> _CHALLENGE_:
Only one span of the listing below is wanted: the lines from the one with "Clone this chart in matplotlib." through the one with "import matplotlib.pyplot as plt", reproduced exactly, both ends kept.

> _RECORD EXCERPTS_:
++++++
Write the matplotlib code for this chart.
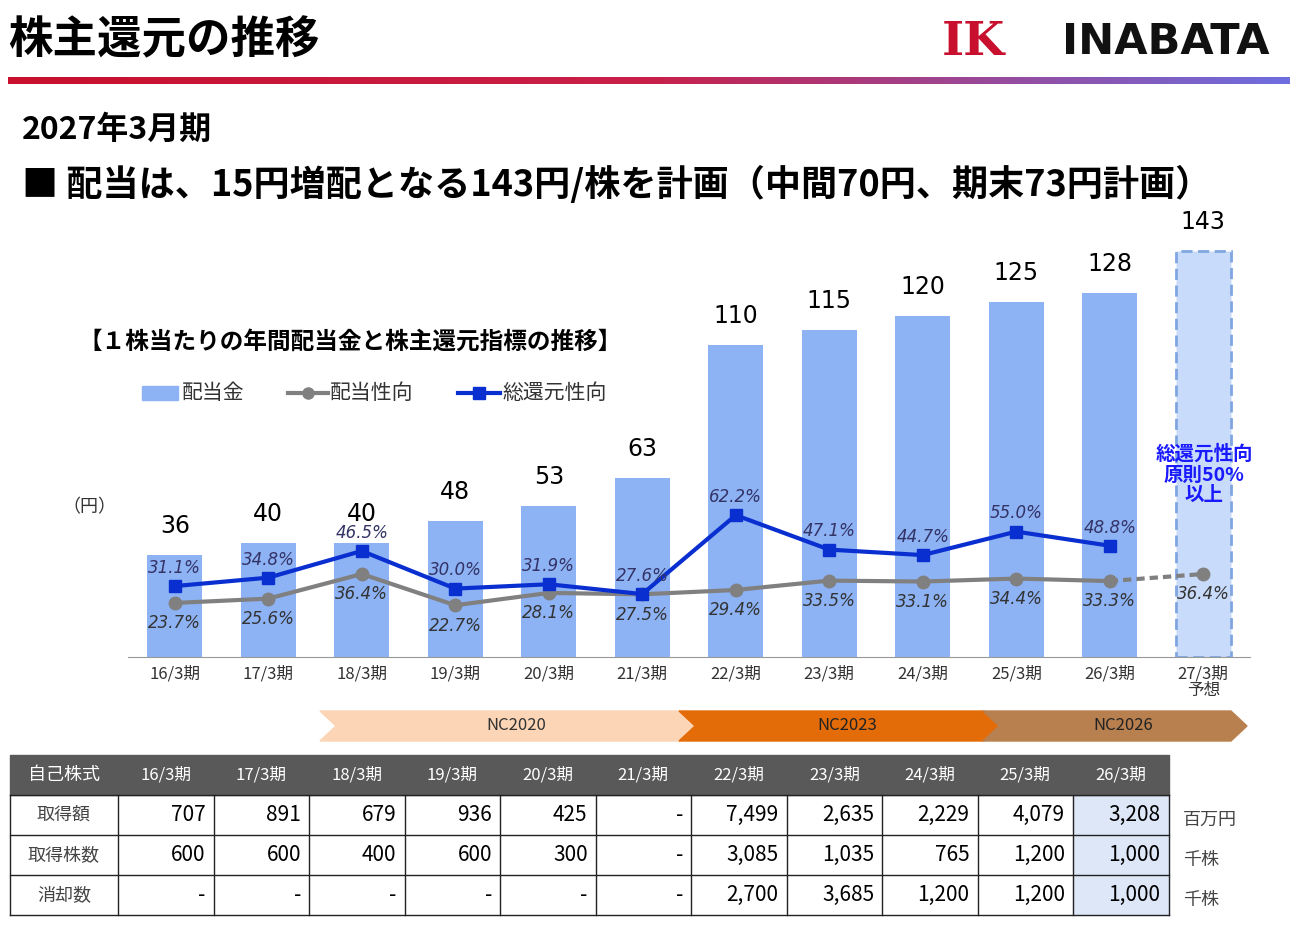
++++++
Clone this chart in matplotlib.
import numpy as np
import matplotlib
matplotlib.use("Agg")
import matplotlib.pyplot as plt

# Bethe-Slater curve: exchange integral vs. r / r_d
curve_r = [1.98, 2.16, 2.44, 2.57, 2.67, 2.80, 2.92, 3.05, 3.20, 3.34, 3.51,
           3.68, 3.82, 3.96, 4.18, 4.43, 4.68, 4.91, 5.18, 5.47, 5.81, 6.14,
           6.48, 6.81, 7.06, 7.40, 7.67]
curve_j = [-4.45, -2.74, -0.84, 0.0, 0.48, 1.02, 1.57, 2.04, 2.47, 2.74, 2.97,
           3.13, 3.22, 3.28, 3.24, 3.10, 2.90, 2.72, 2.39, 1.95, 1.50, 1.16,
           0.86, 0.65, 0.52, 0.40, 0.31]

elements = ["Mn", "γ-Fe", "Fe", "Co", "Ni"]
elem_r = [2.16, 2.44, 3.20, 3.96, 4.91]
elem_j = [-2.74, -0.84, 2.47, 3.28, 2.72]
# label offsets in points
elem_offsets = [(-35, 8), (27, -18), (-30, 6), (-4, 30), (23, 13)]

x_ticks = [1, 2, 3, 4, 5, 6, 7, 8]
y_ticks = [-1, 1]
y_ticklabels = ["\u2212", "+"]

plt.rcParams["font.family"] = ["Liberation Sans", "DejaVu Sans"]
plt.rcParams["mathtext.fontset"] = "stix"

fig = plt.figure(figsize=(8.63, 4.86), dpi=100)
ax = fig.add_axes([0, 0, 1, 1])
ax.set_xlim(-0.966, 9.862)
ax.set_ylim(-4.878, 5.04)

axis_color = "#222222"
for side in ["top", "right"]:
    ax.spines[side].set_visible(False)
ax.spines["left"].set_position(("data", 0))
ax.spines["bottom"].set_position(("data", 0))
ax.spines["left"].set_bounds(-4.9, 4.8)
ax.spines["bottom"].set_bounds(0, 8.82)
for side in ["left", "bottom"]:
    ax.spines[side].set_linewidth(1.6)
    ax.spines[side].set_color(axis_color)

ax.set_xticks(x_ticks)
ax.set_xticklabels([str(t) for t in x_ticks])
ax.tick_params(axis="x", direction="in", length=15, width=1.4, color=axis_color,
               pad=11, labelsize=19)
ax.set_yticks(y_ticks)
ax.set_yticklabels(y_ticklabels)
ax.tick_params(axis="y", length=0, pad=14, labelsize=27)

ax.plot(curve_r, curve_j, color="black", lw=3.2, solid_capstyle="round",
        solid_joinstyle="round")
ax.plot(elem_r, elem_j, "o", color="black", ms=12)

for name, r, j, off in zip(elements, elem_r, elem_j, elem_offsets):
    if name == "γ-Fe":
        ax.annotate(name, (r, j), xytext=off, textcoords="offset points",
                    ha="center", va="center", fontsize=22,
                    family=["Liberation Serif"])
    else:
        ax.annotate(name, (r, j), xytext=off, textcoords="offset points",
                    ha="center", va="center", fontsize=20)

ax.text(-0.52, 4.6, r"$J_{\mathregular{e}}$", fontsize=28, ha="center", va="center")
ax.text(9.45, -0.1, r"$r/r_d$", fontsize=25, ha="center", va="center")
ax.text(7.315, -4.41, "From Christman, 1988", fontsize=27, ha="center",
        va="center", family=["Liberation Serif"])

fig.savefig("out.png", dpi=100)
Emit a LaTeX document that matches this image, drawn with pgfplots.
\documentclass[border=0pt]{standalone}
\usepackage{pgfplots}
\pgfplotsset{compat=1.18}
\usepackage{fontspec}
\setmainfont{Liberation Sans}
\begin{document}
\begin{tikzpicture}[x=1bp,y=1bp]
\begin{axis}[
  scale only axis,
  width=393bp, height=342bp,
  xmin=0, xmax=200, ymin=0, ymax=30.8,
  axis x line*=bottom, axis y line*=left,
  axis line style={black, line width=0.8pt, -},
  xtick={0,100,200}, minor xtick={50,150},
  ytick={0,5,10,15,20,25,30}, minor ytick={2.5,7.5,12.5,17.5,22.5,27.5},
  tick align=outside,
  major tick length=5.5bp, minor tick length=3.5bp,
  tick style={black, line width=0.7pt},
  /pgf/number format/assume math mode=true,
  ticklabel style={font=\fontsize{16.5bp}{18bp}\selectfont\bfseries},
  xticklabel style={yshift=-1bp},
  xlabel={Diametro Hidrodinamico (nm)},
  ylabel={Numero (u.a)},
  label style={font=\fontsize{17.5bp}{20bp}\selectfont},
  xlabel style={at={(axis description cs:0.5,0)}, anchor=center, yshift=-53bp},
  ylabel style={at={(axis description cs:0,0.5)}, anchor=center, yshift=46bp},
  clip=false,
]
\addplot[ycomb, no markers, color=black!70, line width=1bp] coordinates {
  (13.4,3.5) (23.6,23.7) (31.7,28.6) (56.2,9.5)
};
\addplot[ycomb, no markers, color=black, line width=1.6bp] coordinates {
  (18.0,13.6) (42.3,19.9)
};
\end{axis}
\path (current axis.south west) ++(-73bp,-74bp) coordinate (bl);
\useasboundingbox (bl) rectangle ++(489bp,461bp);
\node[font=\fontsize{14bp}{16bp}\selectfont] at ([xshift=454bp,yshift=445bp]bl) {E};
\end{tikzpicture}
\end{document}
++++++
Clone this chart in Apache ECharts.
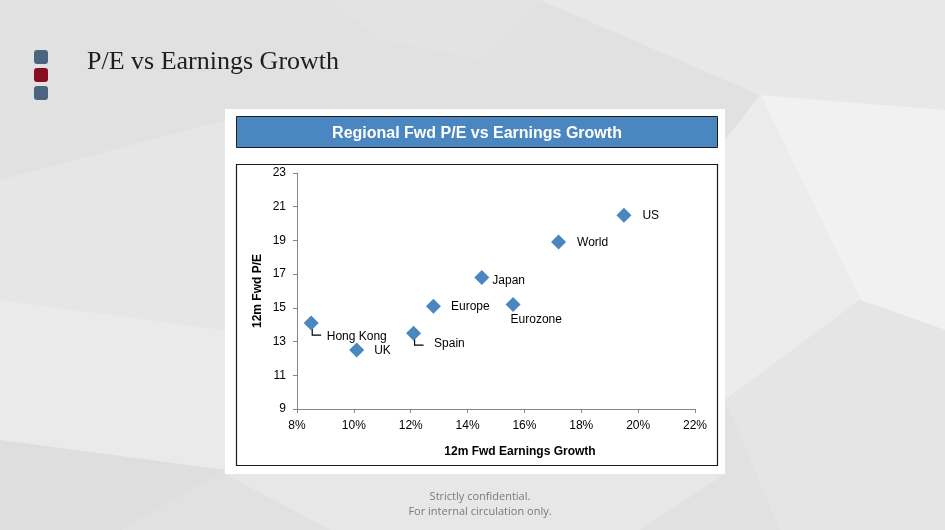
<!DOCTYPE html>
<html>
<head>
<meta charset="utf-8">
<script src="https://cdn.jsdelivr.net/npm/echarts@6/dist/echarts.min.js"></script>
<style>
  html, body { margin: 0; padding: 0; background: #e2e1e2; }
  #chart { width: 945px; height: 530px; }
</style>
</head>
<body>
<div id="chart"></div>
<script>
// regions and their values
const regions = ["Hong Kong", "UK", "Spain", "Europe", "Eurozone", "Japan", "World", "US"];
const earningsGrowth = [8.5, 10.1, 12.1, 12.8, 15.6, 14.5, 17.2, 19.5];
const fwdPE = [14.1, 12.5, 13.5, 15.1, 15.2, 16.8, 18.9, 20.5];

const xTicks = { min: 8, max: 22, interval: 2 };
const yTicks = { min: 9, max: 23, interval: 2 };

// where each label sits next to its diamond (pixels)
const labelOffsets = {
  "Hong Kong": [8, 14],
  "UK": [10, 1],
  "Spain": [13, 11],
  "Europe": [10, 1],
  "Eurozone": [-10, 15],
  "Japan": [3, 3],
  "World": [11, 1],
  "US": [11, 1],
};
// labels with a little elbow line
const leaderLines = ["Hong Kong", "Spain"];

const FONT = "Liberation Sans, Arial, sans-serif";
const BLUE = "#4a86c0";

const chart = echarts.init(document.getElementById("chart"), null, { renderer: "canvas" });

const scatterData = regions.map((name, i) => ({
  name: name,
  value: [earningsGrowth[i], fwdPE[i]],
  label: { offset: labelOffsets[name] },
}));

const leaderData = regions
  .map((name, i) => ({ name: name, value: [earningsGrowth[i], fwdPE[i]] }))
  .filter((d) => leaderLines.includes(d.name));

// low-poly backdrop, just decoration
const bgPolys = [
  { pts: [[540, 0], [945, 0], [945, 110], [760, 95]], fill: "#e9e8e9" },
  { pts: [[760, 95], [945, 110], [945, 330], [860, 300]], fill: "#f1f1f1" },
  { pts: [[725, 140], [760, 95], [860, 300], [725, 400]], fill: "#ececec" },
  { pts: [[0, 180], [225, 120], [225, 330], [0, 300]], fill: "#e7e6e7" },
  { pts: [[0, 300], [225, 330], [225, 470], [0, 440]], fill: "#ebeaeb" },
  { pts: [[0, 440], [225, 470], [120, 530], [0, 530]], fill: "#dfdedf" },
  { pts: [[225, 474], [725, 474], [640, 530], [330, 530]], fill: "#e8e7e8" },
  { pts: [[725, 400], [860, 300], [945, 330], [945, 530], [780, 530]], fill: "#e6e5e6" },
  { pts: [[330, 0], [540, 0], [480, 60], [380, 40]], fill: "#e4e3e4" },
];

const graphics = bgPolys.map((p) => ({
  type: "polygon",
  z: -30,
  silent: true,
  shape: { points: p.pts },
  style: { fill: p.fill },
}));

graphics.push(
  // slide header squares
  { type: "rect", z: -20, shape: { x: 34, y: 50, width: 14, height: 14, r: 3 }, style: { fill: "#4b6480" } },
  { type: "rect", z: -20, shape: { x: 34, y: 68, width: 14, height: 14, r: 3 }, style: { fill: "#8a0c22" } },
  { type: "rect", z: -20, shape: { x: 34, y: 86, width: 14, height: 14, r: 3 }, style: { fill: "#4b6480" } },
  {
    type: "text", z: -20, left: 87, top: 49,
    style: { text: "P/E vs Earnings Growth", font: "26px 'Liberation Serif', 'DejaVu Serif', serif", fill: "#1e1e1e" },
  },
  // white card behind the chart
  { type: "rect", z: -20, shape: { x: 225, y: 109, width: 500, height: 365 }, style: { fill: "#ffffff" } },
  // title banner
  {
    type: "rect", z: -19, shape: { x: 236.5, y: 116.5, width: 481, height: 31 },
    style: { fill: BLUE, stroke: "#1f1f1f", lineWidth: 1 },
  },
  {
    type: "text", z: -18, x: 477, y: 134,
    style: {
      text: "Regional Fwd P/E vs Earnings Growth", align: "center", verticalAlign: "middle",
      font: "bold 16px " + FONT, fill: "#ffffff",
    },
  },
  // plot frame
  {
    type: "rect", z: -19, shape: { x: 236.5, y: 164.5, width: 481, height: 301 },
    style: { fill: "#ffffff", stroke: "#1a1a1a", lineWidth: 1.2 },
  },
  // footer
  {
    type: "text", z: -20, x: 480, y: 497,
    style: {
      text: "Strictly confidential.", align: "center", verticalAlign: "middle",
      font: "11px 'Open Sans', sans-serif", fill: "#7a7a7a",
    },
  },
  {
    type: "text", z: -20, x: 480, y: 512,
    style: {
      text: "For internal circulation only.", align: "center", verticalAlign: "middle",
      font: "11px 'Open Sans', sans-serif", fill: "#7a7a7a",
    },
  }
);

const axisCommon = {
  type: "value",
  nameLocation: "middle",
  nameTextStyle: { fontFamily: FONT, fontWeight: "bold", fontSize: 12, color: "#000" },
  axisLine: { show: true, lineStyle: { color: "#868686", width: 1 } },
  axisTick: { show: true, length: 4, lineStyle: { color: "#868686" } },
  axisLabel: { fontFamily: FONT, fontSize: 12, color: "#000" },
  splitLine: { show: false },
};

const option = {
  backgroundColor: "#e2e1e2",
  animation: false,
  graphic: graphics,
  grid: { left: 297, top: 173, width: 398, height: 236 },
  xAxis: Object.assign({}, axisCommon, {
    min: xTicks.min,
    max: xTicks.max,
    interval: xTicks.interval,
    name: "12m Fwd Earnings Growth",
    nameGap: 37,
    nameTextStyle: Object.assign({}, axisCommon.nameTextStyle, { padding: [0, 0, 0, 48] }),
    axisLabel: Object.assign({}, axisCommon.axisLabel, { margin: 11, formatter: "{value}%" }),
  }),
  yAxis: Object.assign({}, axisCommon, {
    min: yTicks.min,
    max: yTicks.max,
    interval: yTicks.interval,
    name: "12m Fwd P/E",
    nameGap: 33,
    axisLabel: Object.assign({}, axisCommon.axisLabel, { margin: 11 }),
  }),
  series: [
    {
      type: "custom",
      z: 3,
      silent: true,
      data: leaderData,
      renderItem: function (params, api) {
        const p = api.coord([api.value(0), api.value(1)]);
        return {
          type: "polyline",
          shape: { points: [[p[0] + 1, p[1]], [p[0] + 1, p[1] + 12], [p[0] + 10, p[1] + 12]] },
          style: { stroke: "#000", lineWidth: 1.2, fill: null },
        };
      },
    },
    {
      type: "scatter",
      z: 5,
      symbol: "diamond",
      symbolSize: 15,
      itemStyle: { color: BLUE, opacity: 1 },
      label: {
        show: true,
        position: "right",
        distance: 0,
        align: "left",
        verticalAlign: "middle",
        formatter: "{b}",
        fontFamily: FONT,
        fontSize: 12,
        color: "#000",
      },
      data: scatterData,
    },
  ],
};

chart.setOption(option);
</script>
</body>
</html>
++++++
> _FINAL ANSWER_:
Clone this chart in matplotlib.
import numpy as np
import matplotlib
matplotlib.use("Agg")
import matplotlib.pyplot as plt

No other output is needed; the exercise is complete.